Federal prosecutors said the six men, including the former vice president of the New Roc Hell's Angels, also made money through extortion, prostitution and the sale of contraband cigarettes in three counties in the Hudson Valley between 2008 and 2014. The New Roc crew even allegedly attacked a rival motorcycle gang member with a hammer in a fight reminiscent of both battles in California in the 1960s and the shootout between rival gangs in 2015 that killed nine people in Waco, Texas.
“The Hell's Angels are the envy of every other motorcycle gang in the world,” says Jay Dobyns, a retired Alcohol, Tobacco and Firearms agent who went undercover to become a Hells Angel member in Arizona between 2001 and 2003. “The motorcycle gang culture is not all that different from the traditional street gang culture.

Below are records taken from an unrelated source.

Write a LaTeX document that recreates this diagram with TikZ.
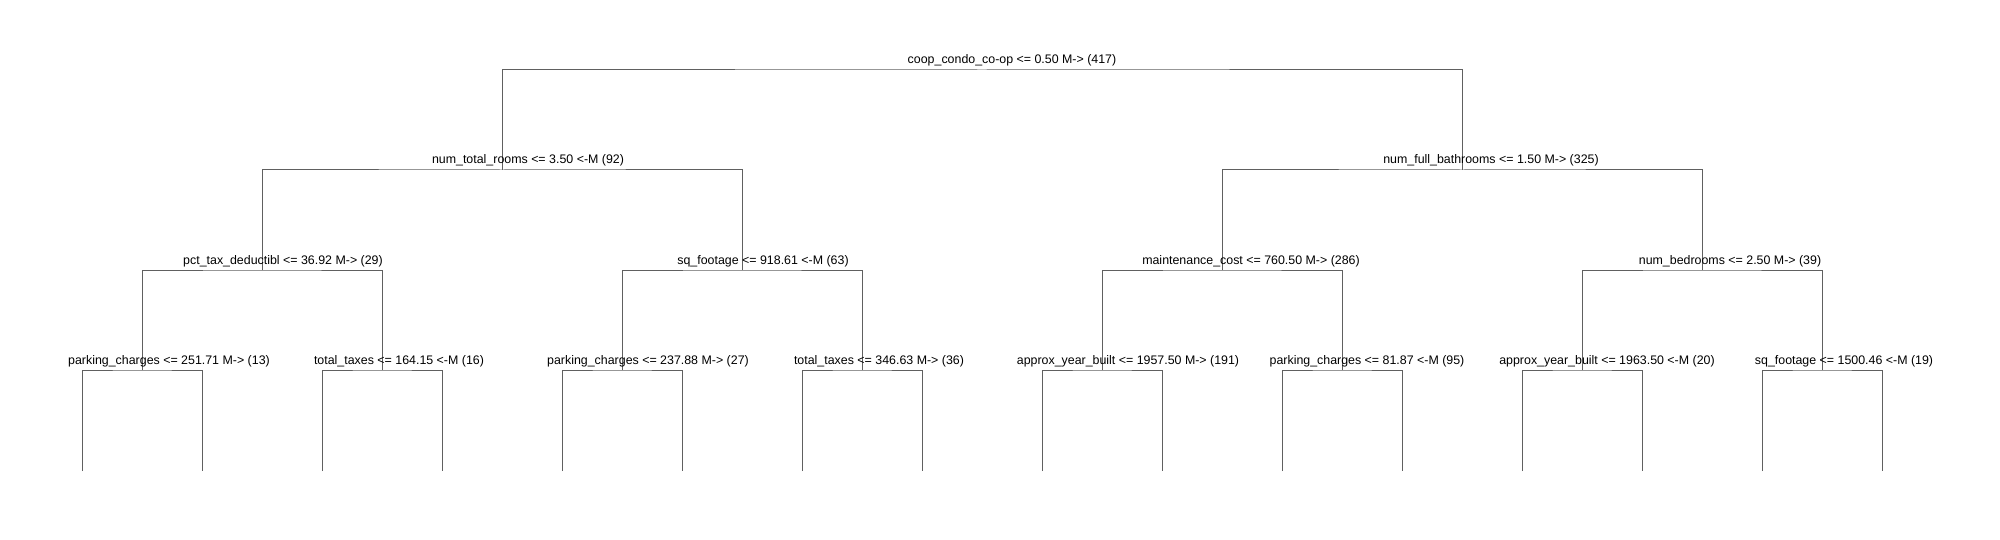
\documentclass[tikz,border=0pt]{standalone}
\usepackage{fontspec}
\setmainfont{Liberation Sans}
\definecolor{treeline}{RGB}{96,96,96}
\begin{document}
\begin{tikzpicture}[x=1pt,y=-1pt,
  edge/.style={draw=treeline,line width=1pt},
  lbl/.style={anchor=base,inner sep=0pt,font=\fontsize{12.4}{14}\selectfont,text=black}]
\useasboundingbox[fill=white] (0,0) rectangle (2000,540);
% split points
\coordinate (n1) at (982,70);
\coordinate (n2) at (502,170);
\coordinate (n3) at (1462,170);
\coordinate (n4) at (262,270);
\coordinate (n5) at (742,270);
\coordinate (n6) at (1222,270);
\coordinate (n7) at (1702,270);
\foreach \i/\x in {8/142,9/382,10/622,11/862,12/1102,13/1342,14/1582,15/1822}
  \coordinate (n\i) at (\x,370);
\foreach \i in {0,...,15}
  \coordinate (leaf\i) at ({82+120*\i},471);
% connectors
\draw[edge] (n2) |- (n1) -| (n3);
\draw[edge] (n4) |- (n2) -| (n5);
\draw[edge] (n6) |- (n3) -| (n7);
\draw[edge] (n8) |- (n4) -| (n9);
\draw[edge] (n10) |- (n5) -| (n11);
\draw[edge] (n12) |- (n6) -| (n13);
\draw[edge] (n14) |- (n7) -| (n15);
\draw[edge] (leaf0) |- (n8) -| (leaf1);
\draw[edge] (leaf2) |- (n9) -| (leaf3);
\draw[edge] (leaf4) |- (n10) -| (leaf5);
\draw[edge] (leaf6) |- (n11) -| (leaf7);
\draw[edge] (leaf8) |- (n12) -| (leaf9);
\draw[edge] (leaf10) |- (n13) -| (leaf11);
\draw[edge] (leaf12) |- (n14) -| (leaf13);
\draw[edge] (leaf14) |- (n15) -| (leaf15);
% labels
\node[lbl] (l1) at (1012,64) {coop\_condo\_co-op <= 0.50 M-> (417)};
\node[lbl] (l2) at (528,164) {num\_total\_rooms <= 3.50 <-M (92)};
\node[lbl] (l3) at (1491,164) {num\_full\_bathrooms <= 1.50 M-> (325)};
\node[lbl] (l4) at (283,264) {pct\_tax\_deductibl <= 36.92 M-> (29)};
\node[lbl] (l5) at (763,264) {sq\_footage <= 918.61 <-M (63)};
\node[lbl] (l6) at (1251,264) {maintenance\_cost <= 760.50 M-> (286)};
\node[lbl] (l7) at (1730,264) {num\_bedrooms <= 2.50 M-> (39)};
\node[lbl] (l8) at (169,364) {parking\_charges <= 251.71 M-> (13)};
\node[lbl] (l9) at (399,364) {total\_taxes <= 164.15 <-M (16)};
\node[lbl] (l10) at (648,364) {parking\_charges <= 237.88 M-> (27)};
\node[lbl] (l11) at (879,364) {total\_taxes <= 346.63 M-> (36)};
\node[lbl] (l12) at (1128,364) {approx\_year\_built <= 1957.50 M-> (191)};
\node[lbl] (l13) at (1367,364) {parking\_charges <= 81.87 <-M (95)};
\node[lbl] (l14) at (1607,364) {approx\_year\_built <= 1963.50 <-M (20)};
\node[lbl] (l15) at (1844,364) {sq\_footage <= 1500.46 <-M (19)};
\end{tikzpicture}
\end{document}
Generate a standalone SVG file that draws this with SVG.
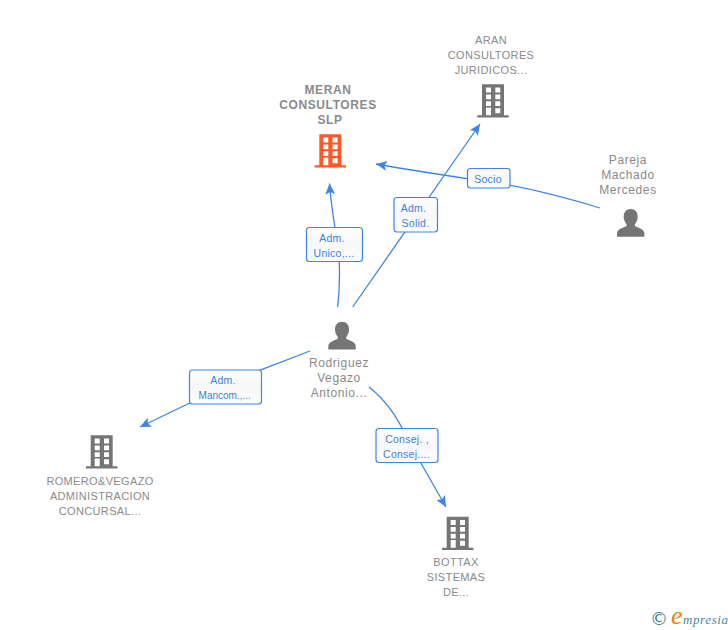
<svg xmlns="http://www.w3.org/2000/svg" width="728" height="630" viewBox="0 0 728 630">
<style>
text{font-family:"Liberation Sans",Arial,sans-serif}
.n{font-size:11px;fill:#8a8a8a;text-anchor:middle;letter-spacing:.35px}
.p{font-size:12px;fill:#8a8a8a;text-anchor:middle;letter-spacing:.6px}
.b{font-size:12px;font-weight:bold;letter-spacing:.6px}
.l{font-size:10.5px;fill:#3b7fe0;text-anchor:middle;letter-spacing:.25px}
.c{fill:none;stroke:#3f84e5;stroke-width:1.3}
.box{fill:url(#g);stroke:#3f84e5;stroke-width:1.2}
.gy{fill:#757575}.or{fill:#ff5a26}
</style>
<defs>
<linearGradient id="g" x1="0" y1="0" x2="0" y2="1"><stop offset="0" stop-color="#fff"/><stop offset=".5" stop-color="#f7f7f7"/><stop offset="1" stop-color="#fff"/></linearGradient>
<marker id="a" markerWidth="12" markerHeight="10" refX="11" refY="5" orient="auto" markerUnits="userSpaceOnUse"><path d="M0 0L11 5L0 10L2.500 5Z" fill="#3f84e5"/></marker>
<path id="bld" fill-rule="evenodd" d="M0 0H22V31H26.700V33.300H-4.700V31H0ZM4 3.300V8.300H9V3.300ZM13.300 3.300V8.300H18.300V3.300ZM4 10.300V15H9V10.300ZM13.300 10.300V15H18.300V10.300ZM4 17V21.700H9V17ZM13.300 17V21.700H18.300V17ZM4 23.300V31H9V23.300ZM13.300 24V29H18.300V24Z"/>
<path id="psn" d="M0 0C4.500 0 7 3.300 7 7.500C7 11 5.600 13.700 4.200 15.200V17C6 18.500 13.700 19.500 13.700 24.500V27.700H-13.700V24.500C-13.700 19.500 -6 18.500 -4.200 17V15.200C-5.600 13.700 -7 11 -7 7.500C-7 3.300 -4.500 0 0 0Z"/>
</defs>
<g id="connectors">
<path class="c" marker-end="url(#a)" d="M337.700 307C340 285 341 265 337 240C334 222 331 205 329.500 183.500"/>
<path class="c" marker-end="url(#a)" d="M352.700 307L480 124"/>
<path class="c" marker-end="url(#a)" d="M600 208C560 196 525 187 490 182C450 176 415 171 376 164"/>
<path class="c" marker-end="url(#a)" d="M310 351L250 374L140 427"/>
<path class="c" marker-end="url(#a)" d="M369 387C388 402 399 420 410 444L446 507"/>
</g>
<g id="label-unico"><rect class="box" x="306.500" y="227.500" width="56" height="34" rx="3"/><text class="l" x="332" y="241.500">Adm.</text><text class="l" x="334" y="256.500">Unico,...</text></g>
<g id="label-solid"><rect class="box" x="394" y="197.500" width="43.500" height="34.500" rx="3"/><text class="l" x="413.500" y="211.500">Adm.</text><text class="l" x="415.500" y="226.500">Solid.</text></g>
<g id="label-socio"><rect class="box" x="467.500" y="168.500" width="42.500" height="19.500" rx="3"/><text class="l" x="488" y="182.500">Socio</text></g>
<g id="label-mancom"><rect class="box" x="189.500" y="370" width="72" height="34" rx="3"/><text class="l" x="223" y="383.500">Adm.</text><text class="l" x="224.700" y="398.500" style="letter-spacing:0;font-size:10px">Mancom.,...</text></g>
<g id="label-consej"><rect class="box" x="376" y="428.500" width="62" height="34" rx="3"/><text class="l" x="407" y="442.500">Consej. ,</text><text class="l" x="406.500" y="457.500">Consej....</text></g>
<g id="node-meran"><use href="#bld" class="or" x="319.300" y="134.300"/><text class="n b" x="328" y="94">MERAN</text><text class="n b" x="328" y="109">CONSULTORES</text><text class="n b" x="330" y="124">SLP</text></g>
<g id="node-aran"><use href="#bld" class="gy" x="482" y="84.300"/><text class="n" x="491" y="44">ARAN</text><text class="n" x="491" y="59">CONSULTORES</text><text class="n" x="491" y="74">JURIDICOS...</text></g>
<g id="node-pareja"><use href="#psn" class="gy" x="630.700" y="209"/><text class="p" x="628" y="164">Pareja</text><text class="p" x="628" y="179">Machado</text><text class="p" x="628" y="194">Mercedes</text></g>
<g id="node-rodriguez"><use href="#psn" class="gy" x="342" y="321.700"/><text class="p" x="339" y="367">Rodriguez</text><text class="p" x="339" y="382">Vegazo</text><text class="p" x="339" y="397">Antonio...</text></g>
<g id="node-romero"><use href="#bld" class="gy" x="90.700" y="435.300"/><text class="n" x="100" y="485">ROMERO&amp;VEGAZO</text><text class="n" x="100" y="500">ADMINISTRACION</text><text class="n" x="100" y="515">CONCURSAL...</text></g>
<g id="node-bottax"><use href="#bld" class="gy" x="446.700" y="516.700"/><text class="n" x="456" y="566">BOTTAX</text><text class="n" x="456" y="581">SISTEMAS</text><text class="n" x="456" y="596">DE...</text></g>
<g id="logo"><text x="650" y="625" font-size="18" fill="#3f7f96" style="font-family:'DejaVu Sans',sans-serif">©</text><text x="671" y="624" font-size="26" fill="#f08010" font-style="italic" style="font-family:'Liberation Serif',serif">e</text><text x="683" y="624" font-size="13" fill="#4a8aa0" font-style="italic" letter-spacing=".6" style="font-family:'Liberation Serif',serif">mpresia</text></g>
</svg>
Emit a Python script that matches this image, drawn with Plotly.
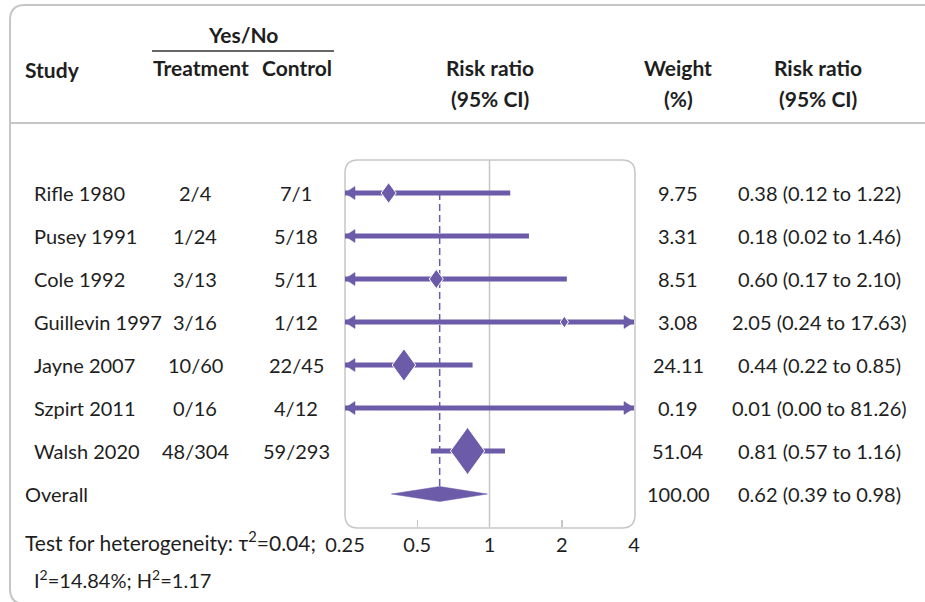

They fight over territory, like Crips and Bloods going to war in L.A. over a street corner.”
Hell's Angels crews have also learned to keep a low profile when committing crimes, in order to avoid drawing attention in their communities and from law enforcement. “The routine response after an arrest like this is the community says, ‘Wow, I didn’t even know these dudes were around,’” Dobyns tells Newsweek. “From my experience, when we were sent to do dirty work, we were told not to wear your cut,” says Dobyns, using a slang term referring to the patches worn on a member’s vest or cut-off.
There are about 800 Hell's Angels members in the U.S., spread over 92 chapters in 27 states, and up to 2,500 worldwide, according to the U.S. Department of Justice, which also says members sell drugs and are involved in other criminal activities ranging from motorcycle theft to murder.
“Violent gangs such as the Hell's Angels often use violence and intimidation as a means to establish themselves or protect their ‘turf,’” FBI Assistant Director William F. Sweeney Jr. said in a statement on the New Roc arrests, which were made Thursday. “In this case they allegedly used those tactics by attacking a rival gang member with a hammer in the middle of a restaurant and placing innocent people in danger.”
Members of the New Roc Hell's Angels, like others in chapters throughout the U.S., wear the “winged death head” emblem, attend regular meetings that they call “church” and send their chapter presidents to larger regional meetings, according to the indictment. “The New Roc HA Chapter also raised money from the sale of support gear at parties, including items such as t-shirts and stickers,” the indictment states. “Funding for the enterprise was also generated through illegal activities, as members and associated engaged in illegal activities pay a percentage of proceeds of…criminal activities to the Chapter and leadership.”
While the Hell's Angels members often deny being part of a criminal organization, experts who study the group say club leaders never denounce or distance themselves from arrested members. “I ride a motorcycle, lots of people ride motorcycles, but the gangs openly boast and call themselves outlaws. They’re proud of that,” Julian Sher, a Canadian investigative journalist who has written books about motorcycle gangs, tells Newsweek. “Not every member is involved in criminal activity—it’s a myth that you have to commit a crime to get into the Hell's Angels—but they are a criminal gang because they tolerate it and they facilitate it.”